When the next end user upgrade is deployed and everyone has devices which can support larger MTUs, wouldn't it be a shame if they said "if only the internet core ran at larger MTUs, we could negiotate higher MTUs and make everyone happier". Also, it is far more then "marginally more efficient". For every packet you deal with, there is a great amount of work doing routing lookups, dealing with memory management, and handling interrupts. Copying another few bytes of data is easy in comparison. Since we are asking GigE to act in a server and backbone role, we should acknowledge that the requirements will be different from the average end-user ethernet. One of those requirements is that the backbone should be able to pass larger packets it may encounter without resorting to fragmentation (which only gets harder and we start getting into higher speeds). Aside from that, and the fact that there is nothing harmful in supporting larger packets through your network, there is the fact that if we want people to support standards we KNOW are good for them (even if they don't), we have to actually ask for it. Imagine an internet with a reliable MTU negiotation mechinism, which can take advantage of improved thruput, much lower CPU usage, zero copy, page-flipping, DMA transfers, and all those other lovely things. These are important for many reasons. Without these techniques, we can't even do line rate GigE on "common place" servers, let alone have any CPU left over to do more then just send packets. Its easy to just say "we'll throw a server farm at it" or "we'll just get a faster processor", but as higher speed links become more common place, and as GigE becomes common in servers (when servers can actually use it effectively) and 10GigE becomes commonplace for backbone links, we'll start to see these things matter. Why engineer ourselves into a corner of shortsightedness which only gets harder and harder to fix, because its "easier" to do nothing? (sorry Michael, just using your msg as a good point to reply :P) -- Richard A Steenbergen <ras@e-gerbil.net> http://www.e-gerbil.net/humble PGP Key ID: 0x138EA177 (67 29 D7 BC E8 18 3E DA B2 46 B3 D8 14 36 FE B6)
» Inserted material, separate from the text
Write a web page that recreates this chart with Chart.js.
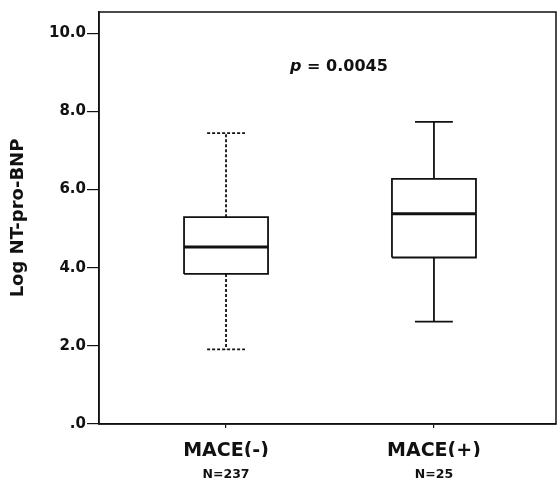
<!DOCTYPE html>
<html>
<head>
<meta charset="utf-8">
<script src="https://cdn.jsdelivr.net/npm/chart.js@4/dist/chart.umd.min.js"></script>
<style>
  html, body { margin: 0; padding: 0; background: #fff; }
  #wrap { width: 560px; height: 481px; }
</style>
</head>
<body>
<div id="wrap"><canvas id="c" width="560" height="481"></canvas></div>
<script>
// Groups and their sizes
const categories = ['MACE(-)', 'MACE(+)'];
const groupN = ['N=237', 'N=25'];

// Box plot summaries of log NT-pro-BNP per group
const whiskerLow  = [1.91, 2.62];
const quartile1   = [3.84, 4.26];
const medians     = [4.53, 5.38];
const quartile3   = [5.29, 6.27];
const whiskerHigh = [7.44, 7.73];

// Y axis tick values
const yTicks = [0, 2, 4, 6, 8, 10];

// Test result shown inside the plot
const pLabel = 'p';
const pValue = '0.0045';

const INK = '#111';
const FONT = "'DejaVu Sans', sans-serif";
const BOX_HALF = 0.202;   // half box width in x units
const CAP_HALF = 0.091;   // half whisker-cap width in x units
const GAP = { x: null, y: null };

function boxOutline(i) {
  const x = i + 1;
  return [
    { x: x - BOX_HALF, y: quartile1[i] }, { x: x + BOX_HALF, y: quartile1[i] },
    { x: x + BOX_HALF, y: quartile3[i] }, { x: x - BOX_HALF, y: quartile3[i] },
    { x: x - BOX_HALF, y: quartile1[i] }
  ];
}
function medianLine(i) {
  const x = i + 1;
  return [{ x: x - BOX_HALF, y: medians[i] }, { x: x + BOX_HALF, y: medians[i] }];
}
function whiskers(i) {
  const x = i + 1;
  return [
    { x: x, y: quartile3[i] }, { x: x, y: whiskerHigh[i] }, GAP,
    { x: x - CAP_HALF, y: whiskerHigh[i] }, { x: x + CAP_HALF, y: whiskerHigh[i] }, GAP,
    { x: x, y: quartile1[i] }, { x: x, y: whiskerLow[i] }, GAP,
    { x: x - CAP_HALF, y: whiskerLow[i] }, { x: x + CAP_HALF, y: whiskerLow[i] }
  ];
}

const lineBase = {
  showLine: true, pointRadius: 0, pointHoverRadius: 0, borderColor: INK,
  spanGaps: false, fill: false, tension: 0
};
const whiskerDash = [[3, 2], []];

const datasets = [];
categories.forEach((c, i) => {
  datasets.push(Object.assign({}, lineBase, { data: whiskers(i), borderWidth: 1.8, borderDash: whiskerDash[i] }));
  datasets.push(Object.assign({}, lineBase, { data: boxOutline(i), borderWidth: 1.8 }));
  datasets.push(Object.assign({}, lineBase, { data: medianLine(i), borderWidth: 3 }));
});

// Frame around the plotting area
const framePlugin = {
  id: 'frame',
  afterDatasetsDraw(chart) {
    const a = chart.chartArea, ctx = chart.ctx;
    ctx.save();
    ctx.strokeStyle = INK;
    ctx.lineWidth = 1.5;
    ctx.strokeRect(a.left, a.top, a.right - a.left, a.bottom - a.top);
    ctx.restore();
  }
};

// p-value annotation, placed in data coordinates
const pPos = { x: 1.543, y: 9.13 };
const pValuePlugin = {
  id: 'pvalue',
  afterDatasetsDraw(chart) {
    const ctx = chart.ctx;
    const cx = chart.scales.x.getPixelForValue(pPos.x);
    const cy = chart.scales.y.getPixelForValue(pPos.y);
    ctx.save();
    ctx.fillStyle = INK;
    ctx.textBaseline = 'middle';
    const italic = 'italic bold 16px ' + FONT;
    const bold = 'bold 16px ' + FONT;
    const rest = ' = ' + pValue;
    ctx.font = italic; const w1 = ctx.measureText(pLabel).width;
    ctx.font = bold;   const w2 = ctx.measureText(rest).width;
    let x0 = cx - (w1 + w2) / 2;
    ctx.textAlign = 'left';
    ctx.font = italic; ctx.fillText(pLabel, x0, cy);
    ctx.font = bold;   ctx.fillText(rest, x0 + w1, cy);
    ctx.restore();
  }
};

const xRange = { min: 0.389, max: 2.587 };

new Chart(document.getElementById('c'), {
  type: 'scatter',
  data: { datasets },
  options: {
    responsive: false,
    animation: false,
    events: [],
    layout: { padding: { top: 12, right: 4, left: 0, bottom: 0 } },
    plugins: { legend: { display: false }, tooltip: { enabled: false } },
    scales: {
      x: {
        type: 'linear', position: 'bottom', min: xRange.min, max: xRange.max,
        afterBuildTicks: s => { s.ticks = categories.map((c, i) => ({ value: i + 1 })); },
        ticks: {
          callback: (v, i) => categories[i], color: INK, padding: 12,
          font: { family: FONT, size: 19, weight: 'bold' }, maxRotation: 0, autoSkip: false
        },
        grid: { drawOnChartArea: false, tickLength: 4, color: INK, lineWidth: 1.2 },
        border: { color: INK, width: 1.5 },
        afterFit: s => { s.height = 33; }
      },
      xN: {
        type: 'linear', position: 'bottom', min: xRange.min, max: xRange.max,
        afterBuildTicks: s => { s.ticks = groupN.map((c, i) => ({ value: i + 1 })); },
        ticks: {
          callback: (v, i) => groupN[i], color: INK, padding: 2,
          font: { family: FONT, size: 12.5, weight: 'bold' }, maxRotation: 0, autoSkip: false
        },
        grid: { display: false },
        border: { display: false },
        afterFit: s => { s.height = 24; }
      },
      y: {
        type: 'linear', min: 0, max: 10.54,
        afterBuildTicks: s => { s.ticks = yTicks.map(v => ({ value: v })); },
        ticks: {
          callback: v => (v === 0 ? '.0' : v.toFixed(1)), color: INK, padding: 1,
          font: { family: FONT, size: 15, weight: 'bold' }
        },
        grid: { drawOnChartArea: false, tickLength: 12, color: INK, lineWidth: 1.2 },
        border: { color: INK, width: 1.5 },
        title: {
          display: true, text: 'Log NT-pro-BNP', color: INK,
          font: { family: FONT, size: 18, weight: 'bold' }, padding: { top: 8, bottom: 0 }
        },
        afterFit: s => { s.width = 99; }
      }
    }
  },
  plugins: [framePlugin, pValuePlugin]
});
</script>
</body>
</html>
Richard A. Steenbergen: Monday, June 19, 2000 2:57 AM
don't), we have to actually ask for it. Imagine an internet with a reliable MTU negiotation mechinism, which can take advantage of improved thruput, much lower CPU usage, zero copy, page-flipping, DMA transfers, and all those other lovely things.
Yeah ... <heavy breathing>
These are important for many reasons. Without these techniques, we can't even do line rate GigE on "common place" servers, let alone have any CPU left over to do more then just send packets.
Actually, my testing shows a falure to utilize even 100baseTX fully. Even in a switched FDX environment (no collisions) I can't achieve line rate without bumping the packet size up. Considering that the smallest box is a quad-CPU SMP machine (550Mhz), I don't think that there is a CPU shortage <grin>.
Its easy to just say "we'll throw a server farm at it" or "we'll just get a faster processor", but as higher speed links become more common place, and as GigE becomes common in servers (when servers can actually use it effectively)
In this case, the common problem is the RDBMS host. It is very difficult to cluster them, due to limitations with most RDBMSs. The result is that this host sources most of the packets and with MTU=1500 it is throttled at about 40% of line-rate, or less, depending on transfer size.
and 10GigE becomes commonplace for backbone links, we'll start to see these things matter. Why engineer ourselves into a corner of shortsightedness which only gets harder and harder to fix, because its "easier" to do nothing?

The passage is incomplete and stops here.